After a quick review of the Sonicwall website, I confirmed my recollections. The key wasn’t so much as the hardware, except for the fact that you always want to make sure that your hardware has the latest firmware installed, but rather that one system was running the enhanced OS, while the other was running standard OS. The configurations are not identical, and there is a Sonicwall reccomended way for networking dissimilar OS editions.

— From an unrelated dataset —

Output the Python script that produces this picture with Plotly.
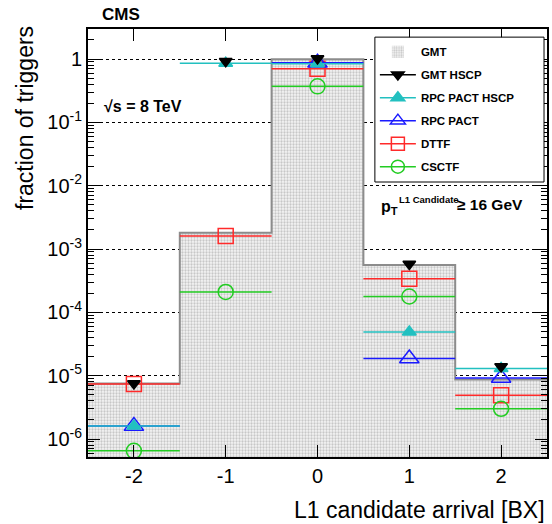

Here is the link to the PDF documentation from Sonicwall: Sonicwall KB 5670
Another minor problem we ran into was during the authenticiaton phase 2. The problem was basically that on the remote-site that the subnet did not match the main-site. The main-site had a subnet of 172.29.100.0/24 (so it was CLASSLESS/CIDR). However when I configured the remote-site, I specified the main-site subnet as CLASS B, or 172.29.0.0/16 — and it caused an authentication Phase 2 error. No big deal, a quick double check of the settings, and a quick change on the remote-site to be CIDR/24 and we were good to go. Along that note there is a difference as far as Sonicwall is concerned between a subnet of 172.29.100.0/24 and a range of 172.29.100.1 – 172.29.100.254 – while they are functionally the same, they are technically difference and IP/SEC will fail to negotiate the tunnel.
Enjoy!September 2010 Update: This article was corrected upon discovery of a typographical error in the IP information above. Additionally we added the last sentence to further expound on the importance of the configuration matching identically.